With help of working threads events, it's possible to perform more advanced threads turning like updating thread priority:

using namespace OnixS::CME::MDH;
struct ThreadPriorityManager : FeedEngineListener
{
void onFeedEngineThreadBegin(const FeedEngine&)
{
SetThreadPriority(
GetCurrentThread(),
THREAD_PRIORITY_TIME_CRITICAL);
}
};
FeedEngineSettings feSettings;
ThreadPriorityManager priorityManager;
FeedEngine feedEngine(feSettings, &priorityManager);

Decreasing Time Handler Spends on Waiting for Incoming Data

When Handler accomplishes processing of previously received market data, it initiates reception of new incoming data if it's available in the feed. In reality, data packets do not come each after another, but there's a certain time interval between two neighbor packets. Pauses between incoming packets causes Feed Engine binded to the Handler to suspend activities and sleep in kernel while waiting for incoming data. As a result, data and execution code can be ejected from processor's cache. That brings to the fact next iteration of processing loop will be performed slower in compare to previous one. To have an influence on the amount of time Feed Engine waits in kernel on incoming data, it provides OnixS::CME::MDH::FeedEngineSettings::dataWaitTime parameter, whose value defines time Feed Engine spends in I/O operation while waiting for incoming data. Reducing value of noted parameter increases number of wake-ups and thus reduces probability for Feed Engine to be thrown out of processor's cache. If parameter is set to zero, Feed Engine just checks for data available, but does not enter kernel for a sleep. The drawback of reducing waiting time is an increase of processor consumption (up to 100% in case of zero parameter value).

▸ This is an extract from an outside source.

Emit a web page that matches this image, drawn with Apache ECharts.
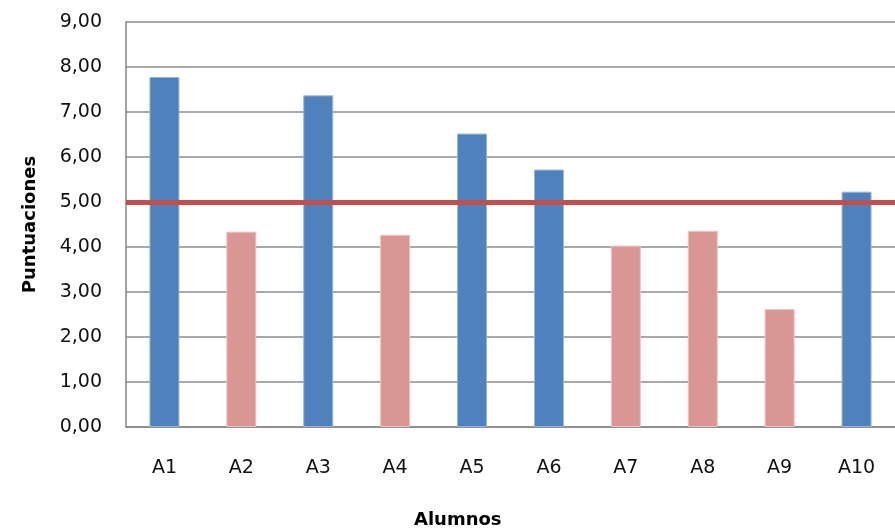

Suppressing Market Data Copying

Under normal conditions, Handler effectively utilizes internal structures used to keep incoming market data. Packets and FIX messages are re-used once contained data is processed by Handler. Therefore, no data is allocated during real-time market data processing.

However, data may be copied within callbacks Handler invokes as listeners to various market data events. Thus, when book is copied, that invokes memory allocation and thus has negative effect onto performance and latency. To improve the results, copying should be minimized or strategies with preallocation should be used.

For example, book snapshots can be constructed of certain capacity capable to store particular number of price levels. Constructing book snapshots with initial capacity sufficient to hold books of maximal possible depth will eliminate reallocations.